*Data shown*
+===+
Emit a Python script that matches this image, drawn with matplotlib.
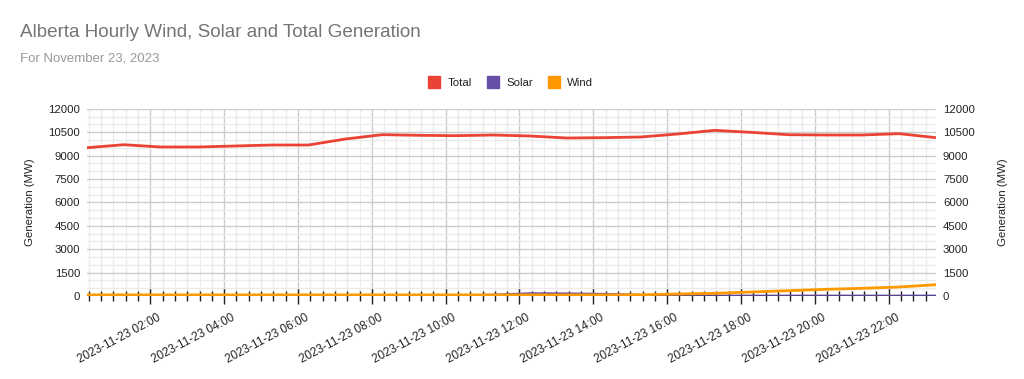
import matplotlib
matplotlib.use("Agg")
import matplotlib.pyplot as plt
import matplotlib.dates as mdates
import matplotlib.transforms as mtransforms
from matplotlib.lines import Line2D
import pandas as pd

plt.rcParams['font.family'] = ['Liberation Sans', 'DejaVu Sans']

# ---- data ----
times = pd.date_range("2023-11-23 00:17", periods=24, freq="h")
total = [9506, 9699, 9551, 9551, 9615, 9679, 9679, 10064, 10340, 10300, 10276, 10320,
         10256, 10128, 10150, 10192, 10384, 10620, 10490, 10340, 10320, 10320, 10405, 10150]
solar = [0, 0, 0, 0, 0, 0, 0, 0, 0, 0, 10, 60,
         150, 140, 110, 50, 0, 0, 0, 0, 0, 0, 0, 0]
wind = [70, 70, 70, 70, 70, 70, 70, 70, 70, 70, 70, 70,
        70, 70, 70, 80, 128, 171, 256, 341, 427, 491, 577, 726]
series_names = ["Total", "Solar", "Wind"]
colors = ["#ea4335", "#674ea7", "#ff9900"]
yticks = [0, 1500, 3000, 4500, 6000, 7500, 9000, 10500, 12000]

fig = plt.figure(figsize=(10.24, 3.79), dpi=100)
ax = fig.add_axes([87/1024, 1-296/379, (936-87)/1024, (296-108.8)/379])

ax.plot(times, total, color=colors[0], lw=2, zorder=4, solid_joinstyle='round')
ax.plot(times, solar, color=colors[1], lw=2, zorder=3, solid_joinstyle='round')
ax.plot(times, wind, color=colors[2], lw=2, zorder=5, solid_joinstyle='round')
ax.axhline(0, color="#222222", lw=1, zorder=3.5)

ax.set_xlim(times[0], times[-1])
ax.set_ylim(0, 12000)
ax.set_yticks(yticks)
ax.set_yticks(range(0, 12001, 500), minor=True)

ax.xaxis.set_major_locator(mdates.HourLocator(byhour=range(0, 24, 2)))
ax.xaxis.set_minor_locator(mdates.MinuteLocator(byminute=[0, 20, 40]))
ax.xaxis.set_major_formatter(mdates.DateFormatter("%Y-%m-%d %H:%M"))

ax.grid(which='major', color="#cccccc", lw=1, zorder=1)
ax.grid(which='minor', color="#ebebeb", lw=1, zorder=0.5)
ax.set_axisbelow(True)
for s in ax.spines.values():
    s.set_visible(False)

ax.tick_params(axis='x', which='major', direction='inout', length=12, width=1,
               color="#222222", labelsize=8.5, labelcolor="#222222", pad=2)
ax.tick_params(axis='x', which='minor', direction='inout', length=7, width=1,
               color="#222222")
ax.tick_params(axis='y', which='both', length=0, labelsize=8.2, labelcolor="#222222",
               pad=5, labelleft=True, labelright=True)
offset = mtransforms.ScaledTranslation(7/100, -5/100, fig.dpi_scale_trans)
for lab in ax.get_xticklabels():
    lab.set_rotation(28)
    lab.set_ha('right')
    lab.set_rotation_mode('anchor')
    lab.set_transform(lab.get_transform() + offset)

fig.text(30/1024, 1-202/379, "Generation (MW)", rotation=90, ha='center', va='center',
         fontsize=8.2, color="#222222")
fig.text(1003/1024, 1-202/379, "Generation (MW)", rotation=90, ha='center', va='center',
         fontsize=8.2, color="#222222")

fig.text(20/1024, 1-37/379, "Alberta Hourly Wind, Solar and Total Generation",
         fontsize=13.55, color="#757575", ha='left', va='baseline')
fig.text(20/1024, 1-61.5/379, "For November 23, 2023",
         fontsize=9.5, color="#999999", ha='left', va='baseline')

handles = [Line2D([], [], marker='s', ls='none', markersize=8, color=c) for c in colors]
fig.legend(handles, series_names, loc='center', bbox_to_anchor=(511/1024, 1-83/379),
           ncol=3, frameon=False, fontsize=8.2, handletextpad=0.7, columnspacing=1.3,
           handlelength=1.0, labelcolor="#222222")

fig.savefig("out.png", dpi=100)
+===+
*Short problem*
Reproduce each line word for word and drop the pictures.

*Output for this task*
Emit a Python script that matches this image, drawn with matplotlib.
import matplotlib
matplotlib.use("Agg")
import matplotlib.pyplot as plt
import matplotlib.dates as mdates
import matplotlib.transforms as mtransforms
from matplotlib.lines import Line2D
import pandas as pd

plt.rcParams['font.family'] = ['Liberation Sans', 'DejaVu Sans']

# ---- data ----
times = pd.date_range("2023-11-23 00:17", periods=24, freq="h")
total = [9506, 9699, 9551, 9551, 9615, 9679, 9679, 10064, 10340, 10300, 10276, 10320,
         10256, 10128, 10150, 10192, 10384, 10620, 10490, 10340, 10320, 10320, 10405, 10150]
solar = [0, 0, 0, 0, 0, 0, 0, 0, 0, 0, 10, 60,
         150, 140, 110, 50, 0, 0, 0, 0, 0, 0, 0, 0]
wind = [70, 70, 70, 70, 70, 70, 70, 70, 70, 70, 70, 70,
        70, 70, 70, 80, 128, 171, 256, 341, 427, 491, 577, 726]
series_names = ["Total", "Solar", "Wind"]
colors = ["#ea4335", "#674ea7", "#ff9900"]
yticks = [0, 1500, 3000, 4500, 6000, 7500, 9000, 10500, 12000]

fig = plt.figure(figsize=(10.24, 3.79), dpi=100)
ax = fig.add_axes([87/1024, 1-296/379, (936-87)/1024, (296-108.8)/379])

ax.plot(times, total, color=colors[0], lw=2, zorder=4, solid_joinstyle='round')
ax.plot(times, solar, color=colors[1], lw=2, zorder=3, solid_joinstyle='round')
ax.plot(times, wind, color=colors[2], lw=2, zorder=5, solid_joinstyle='round')
ax.axhline(0, color="#222222", lw=1, zorder=3.5)

ax.set_xlim(times[0], times[-1])
ax.set_ylim(0, 12000)
ax.set_yticks(yticks)
ax.set_yticks(range(0, 12001, 500), minor=True)

ax.xaxis.set_major_locator(mdates.HourLocator(byhour=range(0, 24, 2)))
ax.xaxis.set_minor_locator(mdates.MinuteLocator(byminute=[0, 20, 40]))
ax.xaxis.set_major_formatter(mdates.DateFormatter("%Y-%m-%d %H:%M"))

ax.grid(which='major', color="#cccccc", lw=1, zorder=1)
ax.grid(which='minor', color="#ebebeb", lw=1, zorder=0.5)
ax.set_axisbelow(True)
for s in ax.spines.values():
    s.set_visible(False)

ax.tick_params(axis='x', which='major', direction='inout', length=12, width=1,
               color="#222222", labelsize=8.5, labelcolor="#222222", pad=2)
ax.tick_params(axis='x', which='minor', direction='inout', length=7, width=1,
               color="#222222")
ax.tick_params(axis='y', which='both', length=0, labelsize=8.2, labelcolor="#222222",
               pad=5, labelleft=True, labelright=True)
offset = mtransforms.ScaledTranslation(7/100, -5/100, fig.dpi_scale_trans)
for lab in ax.get_xticklabels():
    lab.set_rotation(28)
    lab.set_ha('right')
    lab.set_rotation_mode('anchor')
    lab.set_transform(lab.get_transform() + offset)

fig.text(30/1024, 1-202/379, "Generation (MW)", rotation=90, ha='center', va='center',
         fontsize=8.2, color="#222222")
fig.text(1003/1024, 1-202/379, "Generation (MW)", rotation=90, ha='center', va='center',
         fontsize=8.2, color="#222222")

fig.text(20/1024, 1-37/379, "Alberta Hourly Wind, Solar and Total Generation",
         fontsize=13.55, color="#757575", ha='left', va='baseline')
fig.text(20/1024, 1-61.5/379, "For November 23, 2023",
         fontsize=9.5, color="#999999", ha='left', va='baseline')

handles = [Line2D([], [], marker='s', ls='none', markersize=8, color=c) for c in colors]
fig.legend(handles, series_names, loc='center', bbox_to_anchor=(511/1024, 1-83/379),
           ncol=3, frameon=False, fontsize=8.2, handletextpad=0.7, columnspacing=1.3,
           handlelength=1.0, labelcolor="#222222")

fig.savefig("out.png", dpi=100)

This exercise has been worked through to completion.